** START Available data **

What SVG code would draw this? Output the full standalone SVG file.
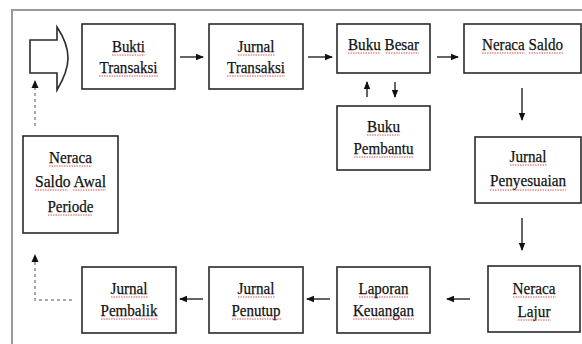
<svg xmlns="http://www.w3.org/2000/svg" width="582" height="344" viewBox="0 0 582 344">
<defs>
<marker id="ah" markerUnits="userSpaceOnUse" markerWidth="8" markerHeight="8" viewBox="0 0 8 8" refX="7" refY="4" orient="auto">
<path d="M0,0.8 L8,4 L0,7.2 Z" fill="#111"/>
</marker>
<style>
.box{fill:#fff;stroke:#2a2a2a;stroke-width:1.6}
.t{font-family:'Liberation Serif','Times New Roman',serif;font-size:17.5px;fill:#111;stroke:#111;stroke-width:0.25;text-anchor:middle}
.conn{stroke:#111;stroke-width:1.3;fill:none}
.dash{stroke:#a8a8a8;stroke-width:2;stroke-dasharray:3 3;fill:none}
.sq{stroke:#e05050;stroke-width:1;stroke-dasharray:1.5 1;fill:none}
.frame{stroke:#9a9a9a;stroke-width:2;fill:none}
</style>
</defs>
<rect width="582" height="344" fill="#fff"/>
<path class="frame" d="M12,344 V10 H582"/>

<g id="start-arrow">
<path d="M30,40 H57 V27 C63,36 68,48 68,58 C68,68 63,80 57,90 V73 H30 Z" fill="#fff" stroke="#2a2a2a" stroke-width="1.6"/>
</g>

<g id="bukti-transaksi">
<rect class="box" x="82" y="24" width="93" height="65"/>
<text class="t" x="128.5" y="52" textLength="33" lengthAdjust="spacingAndGlyphs">Bukti</text>
<text class="t" x="128.5" y="73" textLength="58" lengthAdjust="spacingAndGlyphs">Transaksi</text>
<path class="sq" d="M112,55 H145 M99,76 H158"/>
</g>

<g id="jurnal-transaksi">
<rect class="box" x="209" y="24" width="94" height="65"/>
<text class="t" x="256" y="52" textLength="37" lengthAdjust="spacingAndGlyphs">Jurnal</text>
<text class="t" x="256" y="73" textLength="58" lengthAdjust="spacingAndGlyphs">Transaksi</text>
<path class="sq" d="M238,55 H275 M227,76 H285"/>
</g>

<g id="buku-besar">
<rect class="box" x="337" y="24" width="93" height="49"/>
<text class="t" x="383.5" y="50" textLength="71" lengthAdjust="spacingAndGlyphs">Buku Besar</text>
<path class="sq" d="M348,53 H380 M386,53 H419"/>
</g>

<g id="neraca-saldo">
<rect class="box" x="464" y="24" width="117" height="49"/>
<text class="t" x="522.5" y="50" textLength="81" lengthAdjust="spacingAndGlyphs">Neraca Saldo</text>
<path class="sq" d="M482,53 H525 M529,53 H563"/>
</g>

<g id="buku-pembantu">
<rect class="box" x="337" y="106" width="93" height="64"/>
<text class="t" x="383.5" y="132" textLength="33" lengthAdjust="spacingAndGlyphs">Buku</text>
<text class="t" x="383.5" y="154" textLength="60" lengthAdjust="spacingAndGlyphs">Pembantu</text>
<path class="sq" d="M367,135 H400 M354,157 H414"/>
</g>

<g id="jurnal-penyesuaian">
<rect class="box" x="475" y="137" width="106" height="66"/>
<text class="t" x="528" y="162" textLength="37" lengthAdjust="spacingAndGlyphs">Jurnal</text>
<text class="t" x="528" y="186" textLength="76" lengthAdjust="spacingAndGlyphs">Penyesuaian</text>
<path class="sq" d="M510,165 H547 M490,190 H566"/>
</g>

<g id="neraca-saldo-awal-periode">
<rect class="box" x="23" y="136" width="95" height="97"/>
<text class="t" x="70.5" y="163" textLength="43" lengthAdjust="spacingAndGlyphs">Neraca</text>
<text class="t" x="70.5" y="187" textLength="71" lengthAdjust="spacingAndGlyphs">Saldo Awal</text>
<text class="t" x="70.5" y="212" textLength="46" lengthAdjust="spacingAndGlyphs">Periode</text>
<path class="sq" d="M49,166 H92 M35,190 H68 M73,190 H106 M48,215 H93"/>
</g>

<g id="neraca-lajur">
<rect class="box" x="488" y="266" width="92" height="66"/>
<text class="t" x="534" y="294" textLength="43" lengthAdjust="spacingAndGlyphs">Neraca</text>
<text class="t" x="534" y="317" textLength="33" lengthAdjust="spacingAndGlyphs">Lajur</text>
<path class="sq" d="M513,297 H556 M518,320 H551"/>
</g>

<g id="laporan-keuangan">
<rect class="box" x="337" y="267" width="93" height="66"/>
<text class="t" x="383.5" y="294" textLength="50" lengthAdjust="spacingAndGlyphs">Laporan</text>
<text class="t" x="383.5" y="316" textLength="61" lengthAdjust="spacingAndGlyphs">Keuangan</text>
<path class="sq" d="M359,297 H409 M353,319 H414"/>
</g>

<g id="jurnal-penutup">
<rect class="box" x="209" y="267" width="94" height="66"/>
<text class="t" x="256" y="294" textLength="37" lengthAdjust="spacingAndGlyphs">Jurnal</text>
<text class="t" x="256" y="316" textLength="49" lengthAdjust="spacingAndGlyphs">Penutup</text>
<path class="sq" d="M238,297 H275 M232,319 H281"/>
</g>

<g id="jurnal-pembalik">
<rect class="box" x="82" y="267" width="94" height="66"/>
<text class="t" x="129" y="294" textLength="37" lengthAdjust="spacingAndGlyphs">Jurnal</text>
<text class="t" x="129" y="316" textLength="57" lengthAdjust="spacingAndGlyphs">Pembalik</text>
<path class="sq" d="M111,297 H148 M101,319 H158"/>
</g>

<g id="connectors">
<line class="conn" x1="180" y1="57" x2="203" y2="57" marker-end="url(#ah)"/>
<line class="conn" x1="308" y1="57" x2="332" y2="57" marker-end="url(#ah)"/>
<line class="conn" x1="437" y1="57" x2="458" y2="57" marker-end="url(#ah)"/>
<line class="conn" x1="367" y1="97" x2="367" y2="82" marker-end="url(#ah)"/>
<line class="conn" x1="395" y1="82" x2="395" y2="97" marker-end="url(#ah)"/>
<line class="conn" x1="522" y1="88" x2="522" y2="120" marker-end="url(#ah)"/>
<line class="conn" x1="522" y1="218" x2="522" y2="250" marker-end="url(#ah)"/>
<line class="conn" x1="470" y1="299" x2="447" y2="299" marker-end="url(#ah)"/>
<line class="conn" x1="330" y1="299" x2="307" y2="299" marker-end="url(#ah)"/>
<line class="conn" x1="203" y1="299" x2="180" y2="299" marker-end="url(#ah)"/>
<path class="dash" d="M72,300 H35 V258"/>
<path d="M31.5,262 L35,254 L38.5,262 Z" fill="#111"/>
<path class="dash" d="M35,126 V84"/>
<path d="M31.5,88 L35,80 L38.5,88 Z" fill="#111"/>
</g>
</svg>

** END Available data **

_Task prompt:_ Without including any pictures, print all of the material exactly as given.

_Problem solution:_
What SVG code would draw this? Output the full standalone SVG file.
<svg xmlns="http://www.w3.org/2000/svg" width="582" height="344" viewBox="0 0 582 344">
<defs>
<marker id="ah" markerUnits="userSpaceOnUse" markerWidth="8" markerHeight="8" viewBox="0 0 8 8" refX="7" refY="4" orient="auto">
<path d="M0,0.8 L8,4 L0,7.2 Z" fill="#111"/>
</marker>
<style>
.box{fill:#fff;stroke:#2a2a2a;stroke-width:1.6}
.t{font-family:'Liberation Serif','Times New Roman',serif;font-size:17.5px;fill:#111;stroke:#111;stroke-width:0.25;text-anchor:middle}
.conn{stroke:#111;stroke-width:1.3;fill:none}
.dash{stroke:#a8a8a8;stroke-width:2;stroke-dasharray:3 3;fill:none}
.sq{stroke:#e05050;stroke-width:1;stroke-dasharray:1.5 1;fill:none}
.frame{stroke:#9a9a9a;stroke-width:2;fill:none}
</style>
</defs>
<rect width="582" height="344" fill="#fff"/>
<path class="frame" d="M12,344 V10 H582"/>

<g id="start-arrow">
<path d="M30,40 H57 V27 C63,36 68,48 68,58 C68,68 63,80 57,90 V73 H30 Z" fill="#fff" stroke="#2a2a2a" stroke-width="1.6"/>
</g>

<g id="bukti-transaksi">
<rect class="box" x="82" y="24" width="93" height="65"/>
<text class="t" x="128.5" y="52" textLength="33" lengthAdjust="spacingAndGlyphs">Bukti</text>
<text class="t" x="128.5" y="73" textLength="58" lengthAdjust="spacingAndGlyphs">Transaksi</text>
<path class="sq" d="M112,55 H145 M99,76 H158"/>
</g>

<g id="jurnal-transaksi">
<rect class="box" x="209" y="24" width="94" height="65"/>
<text class="t" x="256" y="52" textLength="37" lengthAdjust="spacingAndGlyphs">Jurnal</text>
<text class="t" x="256" y="73" textLength="58" lengthAdjust="spacingAndGlyphs">Transaksi</text>
<path class="sq" d="M238,55 H275 M227,76 H285"/>
</g>

<g id="buku-besar">
<rect class="box" x="337" y="24" width="93" height="49"/>
<text class="t" x="383.5" y="50" textLength="71" lengthAdjust="spacingAndGlyphs">Buku Besar</text>
<path class="sq" d="M348,53 H380 M386,53 H419"/>
</g>

<g id="neraca-saldo">
<rect class="box" x="464" y="24" width="117" height="49"/>
<text class="t" x="522.5" y="50" textLength="81" lengthAdjust="spacingAndGlyphs">Neraca Saldo</text>
<path class="sq" d="M482,53 H525 M529,53 H563"/>
</g>

<g id="buku-pembantu">
<rect class="box" x="337" y="106" width="93" height="64"/>
<text class="t" x="383.5" y="132" textLength="33" lengthAdjust="spacingAndGlyphs">Buku</text>
<text class="t" x="383.5" y="154" textLength="60" lengthAdjust="spacingAndGlyphs">Pembantu</text>
<path class="sq" d="M367,135 H400 M354,157 H414"/>
</g>

<g id="jurnal-penyesuaian">
<rect class="box" x="475" y="137" width="106" height="66"/>
<text class="t" x="528" y="162" textLength="37" lengthAdjust="spacingAndGlyphs">Jurnal</text>
<text class="t" x="528" y="186" textLength="76" lengthAdjust="spacingAndGlyphs">Penyesuaian</text>
<path class="sq" d="M510,165 H547 M490,190 H566"/>
</g>

<g id="neraca-saldo-awal-periode">
<rect class="box" x="23" y="136" width="95" height="97"/>
<text class="t" x="70.5" y="163" textLength="43" lengthAdjust="spacingAndGlyphs">Neraca</text>
<text class="t" x="70.5" y="187" textLength="71" lengthAdjust="spacingAndGlyphs">Saldo Awal</text>
<text class="t" x="70.5" y="212" textLength="46" lengthAdjust="spacingAndGlyphs">Periode</text>
<path class="sq" d="M49,166 H92 M35,190 H68 M73,190 H106 M48,215 H93"/>
</g>

<g id="neraca-lajur">
<rect class="box" x="488" y="266" width="92" height="66"/>
<text class="t" x="534" y="294" textLength="43" lengthAdjust="spacingAndGlyphs">Neraca</text>
<text class="t" x="534" y="317" textLength="33" lengthAdjust="spacingAndGlyphs">Lajur</text>
<path class="sq" d="M513,297 H556 M518,320 H551"/>
</g>

<g id="laporan-keuangan">
<rect class="box" x="337" y="267" width="93" height="66"/>
<text class="t" x="383.5" y="294" textLength="50" lengthAdjust="spacingAndGlyphs">Laporan</text>
<text class="t" x="383.5" y="316" textLength="61" lengthAdjust="spacingAndGlyphs">Keuangan</text>
<path class="sq" d="M359,297 H409 M353,319 H414"/>
</g>

<g id="jurnal-penutup">
<rect class="box" x="209" y="267" width="94" height="66"/>
<text class="t" x="256" y="294" textLength="37" lengthAdjust="spacingAndGlyphs">Jurnal</text>
<text class="t" x="256" y="316" textLength="49" lengthAdjust="spacingAndGlyphs">Penutup</text>
<path class="sq" d="M238,297 H275 M232,319 H281"/>
</g>

<g id="jurnal-pembalik">
<rect class="box" x="82" y="267" width="94" height="66"/>
<text class="t" x="129" y="294" textLength="37" lengthAdjust="spacingAndGlyphs">Jurnal</text>
<text class="t" x="129" y="316" textLength="57" lengthAdjust="spacingAndGlyphs">Pembalik</text>
<path class="sq" d="M111,297 H148 M101,319 H158"/>
</g>

<g id="connectors">
<line class="conn" x1="180" y1="57" x2="203" y2="57" marker-end="url(#ah)"/>
<line class="conn" x1="308" y1="57" x2="332" y2="57" marker-end="url(#ah)"/>
<line class="conn" x1="437" y1="57" x2="458" y2="57" marker-end="url(#ah)"/>
<line class="conn" x1="367" y1="97" x2="367" y2="82" marker-end="url(#ah)"/>
<line class="conn" x1="395" y1="82" x2="395" y2="97" marker-end="url(#ah)"/>
<line class="conn" x1="522" y1="88" x2="522" y2="120" marker-end="url(#ah)"/>
<line class="conn" x1="522" y1="218" x2="522" y2="250" marker-end="url(#ah)"/>
<line class="conn" x1="470" y1="299" x2="447" y2="299" marker-end="url(#ah)"/>
<line class="conn" x1="330" y1="299" x2="307" y2="299" marker-end="url(#ah)"/>
<line class="conn" x1="203" y1="299" x2="180" y2="299" marker-end="url(#ah)"/>
<path class="dash" d="M72,300 H35 V258"/>
<path d="M31.5,262 L35,254 L38.5,262 Z" fill="#111"/>
<path class="dash" d="M35,126 V84"/>
<path d="M31.5,88 L35,80 L38.5,88 Z" fill="#111"/>
</g>
</svg>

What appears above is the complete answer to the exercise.